Originally a small lake in the midst of a quiet forest, the site has been a meditation retreat for wandering mendicants and sages since deep antiquity. The Buddha is known to have spent time at this place in contemplation. Two thousand years after Buddha’s time, another philosopher-saint came to live and meditate by the peaceful lake. This was Guru Nanak (1469-1539), the founder of the Sikh religion. After the passing away of Guru Nanak, his disciples continued to frequent the site; over the centuries it became the primary sacred shrine of the Sikhs.
The lake was enlarged and structurally contained during the leadership of the fourth Sikh Guru (Ram Dass, 1574-1581), and during the leadership of the fifth Guru (Arjan, 1581-1606), the Harmandir, or Temple of God was built. From the early 1600s to the mid 1700s the sixth through tenth Sikh Gurus were constantly involved in defending both their religion and their temple against Muslim armies. On numerous occasions the temple was destroyed by the Muslims, and each time was rebuilt more beautifully by the Sikhs. From 1767 onwards, the Sikhs became strong enough militarily to repulse invaders. Peace returned to the Harmandir.
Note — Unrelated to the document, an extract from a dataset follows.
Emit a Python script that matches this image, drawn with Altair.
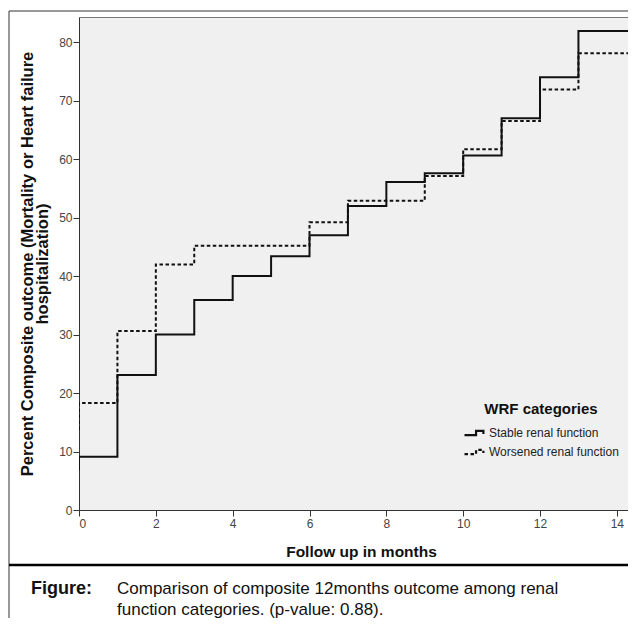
import altair as alt
import pandas as pd

# ---- data ----
series_names = ["Stable renal function", "Worsened renal function"]
months_stable = [0, 0, 1, 2, 3, 4, 5, 6, 7, 8, 9, 10, 11, 12, 13, 16]
pct_stable = [6.8, 9.1, 23.1, 30.0, 35.9, 40.0, 43.4, 47.0, 52.0, 56.1, 57.6, 60.6, 67.0, 74.0, 81.9, 81.9]
months_worse = [0, 0, 1, 2, 3, 6, 7, 9, 10, 11, 12, 13, 16]
pct_worse = [13.7, 18.3, 30.6, 42.0, 45.2, 49.2, 52.9, 57.1, 61.7, 66.5, 71.9, 78.1, 78.1]
x_ticks = [0, 2, 4, 6, 8, 10, 12, 14]
y_ticks = [0, 10, 20, 30, 40, 50, 60, 70, 80]
x_title = "Follow up in months"
y_title = ["Percent Composite outcome (Mortality or Heart failure", "hospitalization)"]
legend_title = "WRF categories"
caption_label = "Figure:"
caption_lines = ["Comparison of composite 12months outcome among renal",
                 "function categories. (p-value: 0.88)."]

rows = []
for i, (m, p) in enumerate(zip(months_stable, pct_stable)):
    rows.append({"month": m, "pct": p, "group": series_names[0], "idx": i})
for i, (m, p) in enumerate(zip(months_worse, pct_worse)):
    rows.append({"month": m, "pct": p, "group": series_names[1], "idx": i})
df = pd.DataFrame(rows)

W, H = 549, 493
AX = "Liberation Sans"
CAP = "Liberation Sans"

step_path = "M-1,0.2H0.1V-0.2H0.8V0.1"

lines = alt.Chart(df).mark_line(interpolate="step-after", color="#111", strokeWidth=2, clip=True).encode(
    x=alt.X("month:Q", scale=alt.Scale(domain=[0, 14.29], nice=False, zero=False),
            axis=alt.Axis(values=x_ticks, title=x_title, grid=False, tickSize=6, labelPadding=2,
                          labelFontSize=12, labelColor="#444", labelFont=AX,
                          domainColor="#333", tickColor="#333",
                          titleFont=AX, titleFontSize=15.5, titleFontWeight="bold", titleColor="#111",
                          titleX=282, titleY=41, titleBaseline="middle", titleAlign="center")),
    y=alt.Y("pct:Q", scale=alt.Scale(domain=[0, 84.3], nice=False),
            axis=alt.Axis(values=y_ticks, title=y_title, grid=False, tickSize=6, labelPadding=1,
                          labelFontSize=12, labelColor="#444", labelFont=AX,
                          domainColor="#333", tickColor="#333",
                          titleFont=AX, titleFontSize=16.5, titleFontWeight="bold", titleColor="#111",
                          titleX=-47, titleY=H / 2, titleAlign="center", titleBaseline="alphabetic",
                          titleLineHeight=15.5)),
    strokeDash=alt.StrokeDash("group:N",
                              scale=alt.Scale(domain=series_names, range=[[1, 0], [3.5, 2.5]]),
                              legend=alt.Legend(title=legend_title, orient="none", legendX=384, legendY=385,
                                                titleFont=AX, titleFontSize=15, titleFontWeight="bold",
                                                titleColor="#111", titleAnchor="middle", titlePadding=4,
                                                labelFont=AX, labelFontSize=12, labelColor="#222",
                                                labelOffset=2, rowPadding=0, padding=0,
                                                symbolType=step_path, symbolSize=441,
                                                symbolStrokeColor="#111", symbolStrokeWidth=2.2,
                                                symbolFillColor="transparent")),
    order="idx:Q",
)

one = pd.DataFrame({"k": [0]})
frame_top = alt.Chart(one).mark_rule(color="#333", strokeWidth=1).encode(
    x=alt.value(-70), x2=alt.value(W), y=alt.value(-6))
frame_left = alt.Chart(one).mark_rule(color="#333", strokeWidth=1).encode(
    x=alt.value(-70), y=alt.value(-6), y2=alt.value(H + 108))
frame_bottom = alt.Chart(one).mark_rule(color="#000", strokeWidth=2.5).encode(
    x=alt.value(-70), x2=alt.value(W), y=alt.value(548))

cap1 = alt.Chart(one).mark_text(text=caption_label, font=CAP, fontSize=18, fontWeight="bold",
                                align="left", baseline="alphabetic", color="#111").encode(
    x=alt.value(-48), y=alt.value(577))
cap2 = alt.Chart(one).mark_text(text=caption_lines[0], font=CAP, fontSize=17,
                                align="left", baseline="alphabetic", color="#111").encode(
    x=alt.value(38), y=alt.value(577))
cap3 = alt.Chart(one).mark_text(text=caption_lines[1], font=CAP, fontSize=17,
                                align="left", baseline="alphabetic", color="#111").encode(
    x=alt.value(38), y=alt.value(598))

chart = alt.layer(lines, frame_top, frame_left, frame_bottom, cap1, cap2, cap3).properties(
    width=W, height=H,
    autosize=alt.AutoSizeParams(type="none"),
    padding={"left": 71, "top": 9, "right": 0, "bottom": 108},
    background="white",
).configure_view(fill="#f0f0f0", stroke="#777", strokeWidth=1)

chart.save("out.html", embed_options={"renderer": "svg", "actions": False})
The temple’s architecture draws on both Hindu and Muslim artistic styles yet represent a unique co evolution of the two. During the reign of Maharaja Ranjit Singh (1780-1839), Harmandir was richly ornamented with marble sculptures, golden gilding, and large quantities of precious stones. Within the sanctuary, on a jewel-studded platform, lies the Adi Grantha, the sacred scripture of the Sikhs. This scripture is a collection of devotional poems, prayers, and hymns composed by the ten Sikh gurus and various Muslim and Hindu saints.
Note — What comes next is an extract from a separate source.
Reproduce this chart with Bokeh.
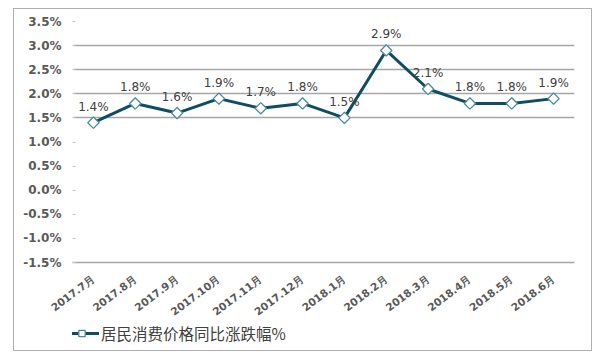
from math import pi, radians
from bokeh.plotting import figure
from bokeh.layouts import column
from bokeh.models import FixedTicker, Legend, LegendItem, ColumnDataSource, LabelSet, FactorRange, Range1d
from bokeh.core.properties import value
from bokeh.embed import file_html
from bokeh.resources import INLINE

months = ["2017.7月", "2017.8月", "2017.9月", "2017.10月", "2017.11月", "2017.12月",
          "2018.1月", "2018.2月", "2018.3月", "2018.4月", "2018.5月", "2018.6月"]
cpi = [1.4, 1.8, 1.6, 1.9, 1.7, 1.8, 1.5, 2.9, 2.1, 1.8, 1.8, 1.9]
cpi_labels = ["1.4%", "1.8%", "1.6%", "1.9%", "1.7%", "1.8%", "1.5%", "2.9%", "2.1%", "1.8%", "1.8%", "1.9%"]
y_ticks = [-1.5, -1.0, -0.5, 0.0, 0.5, 1.0, 1.5, 2.0, 2.5, 3.0, 3.5]
y_tick_labels = ["-1.5%", "-1.0%", "-0.5%", "0.0%", "0.5%", "1.0%", "1.5%", "2.0%", "2.5%", "3.0%", "3.5%"]
grid_ticks = [1.5, 2.0, 2.5, 3.0, 3.5]
series_name = "居民消费价格同比涨跌幅%"

LINE_COLOR = "#0e4d62"
MARK_COLOR = "#4e8a9b"

src = ColumnDataSource(dict(x=months, y=cpi, lbl=cpi_labels))

p = figure(x_range=FactorRange(*months, range_padding=0), y_range=Range1d(-1.5, 3.5),
           width=577, height=317, output_backend="svg", toolbar_location=None,
           min_border_left=58, min_border_right=17, min_border_top=12, min_border_bottom=64)
p.outline_line_color = None
p.background_fill_color = "white"
p.border_fill_color = "white"

# grid
p.xgrid.grid_line_color = None
p.ygrid.ticker = FixedTicker(ticks=grid_ticks)
p.ygrid.grid_line_color = "#a6a6a6"
p.ygrid.grid_line_width = 1.5

# y axis
p.yaxis.ticker = FixedTicker(ticks=y_ticks)
p.yaxis.major_label_overrides = {t: s for t, s in zip(y_ticks, y_tick_labels)}
p.yaxis.axis_line_color = None
p.yaxis.major_tick_in = 3
p.yaxis.major_tick_out = 0
p.yaxis.major_tick_line_color = "#c8c8c8"
p.yaxis.minor_tick_line_color = None
p.yaxis.major_label_standoff = 11
p.yaxis.major_label_text_font = "DejaVu Sans"
p.yaxis.major_label_text_font_size = "12px"
p.yaxis.major_label_text_font_style = "bold"
p.yaxis.major_label_text_color = "#595959"

# x axis
p.xaxis.axis_line_color = "#a6a6a6"
p.xaxis.axis_line_width = 1.5
p.xaxis.major_tick_line_color = None
p.xaxis.minor_tick_line_color = None
p.xaxis.major_label_orientation = radians(37)
p.xaxis.major_label_standoff = 9
p.xaxis.major_label_text_font = "DejaVu Sans"
p.xaxis.major_label_text_font_size = "10.5px"
p.xaxis.major_label_text_font_style = "bold"
p.xaxis.major_label_text_color = "#595959"

p.line("x", "y", source=src, line_color=LINE_COLOR, line_width=3)
p.scatter("x", "y", source=src, marker="square", angle=pi / 4, size=8,
          fill_color="white", line_color=MARK_COLOR, line_width=1.3)

labels = LabelSet(x="x", y="y", text="lbl", source=src, text_align="center",
                  text_baseline="bottom", y_offset=9, text_font=value("DejaVu Sans"),
                  text_font_size=value("12px"), text_color="#404040")
p.add_layout(labels)

# legend strip (its sample renderers sit outside the visible range)
lf = figure(width=577, height=30, output_backend="svg", toolbar_location=None,
            x_range=Range1d(0, 1), y_range=Range1d(0, 1),
            x_axis_type=None, y_axis_type=None, min_border=0)
lf.styles = {"margin-top": "-6px"}
lf.outline_line_color = None
lf.background_fill_alpha = 0
lf.border_fill_alpha = 0
offscreen = ColumnDataSource(dict(x=[5, 6], y=[5, 6]))
lr = lf.line("x", "y", source=offscreen, line_color=LINE_COLOR, line_width=3)
mr = lf.scatter("x", "y", source=offscreen, marker="square", angle=pi / 4, size=8,
                fill_color="white", line_color=MARK_COLOR, line_width=1.3)
legend = Legend(items=[LegendItem(label=series_name, renderers=[lr, mr])],
                location=(-8, 6), orientation="horizontal",
                border_line_color=None, background_fill_alpha=0,
                glyph_width=35, glyph_height=16, label_height=16,
                label_text_font="Noto Sans CJK SC", label_text_baseline="middle",
                label_text_font_size="15.5px", label_text_color="#404040",
                padding=0, margin=0, label_standoff=2)
lf.add_layout(legend, "center")

layout = column(p, lf, spacing=0,
                styles={"border": "1.5px solid #b0b0b0", "margin-left": "13px", "margin-top": "8px",
                        "background-color": "white"})

open("out.html", "w").write(file_html(layout, INLINE))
From early morning till sunset, these hymns are chanted to the exquisite accompaniment of flutes, drums, and stringed instruments. Echoing across the serene lake, this enchantingly beautiful music induces a delicate yet powerful state of trance in the pilgrims strolling leisurely around the marble concourse encircling the pool and temple. An underground spring feeds the sacred lake, and throughout the day and night pilgrims immerse themselves in the water, a symbolic cleansing of the soul rather than actual bathing of the body. Next to the temple complex are enormous pilgrims’ dormitories and dining halls where all persons, irrespective of race, religion, or gender, are lodged and fed for free.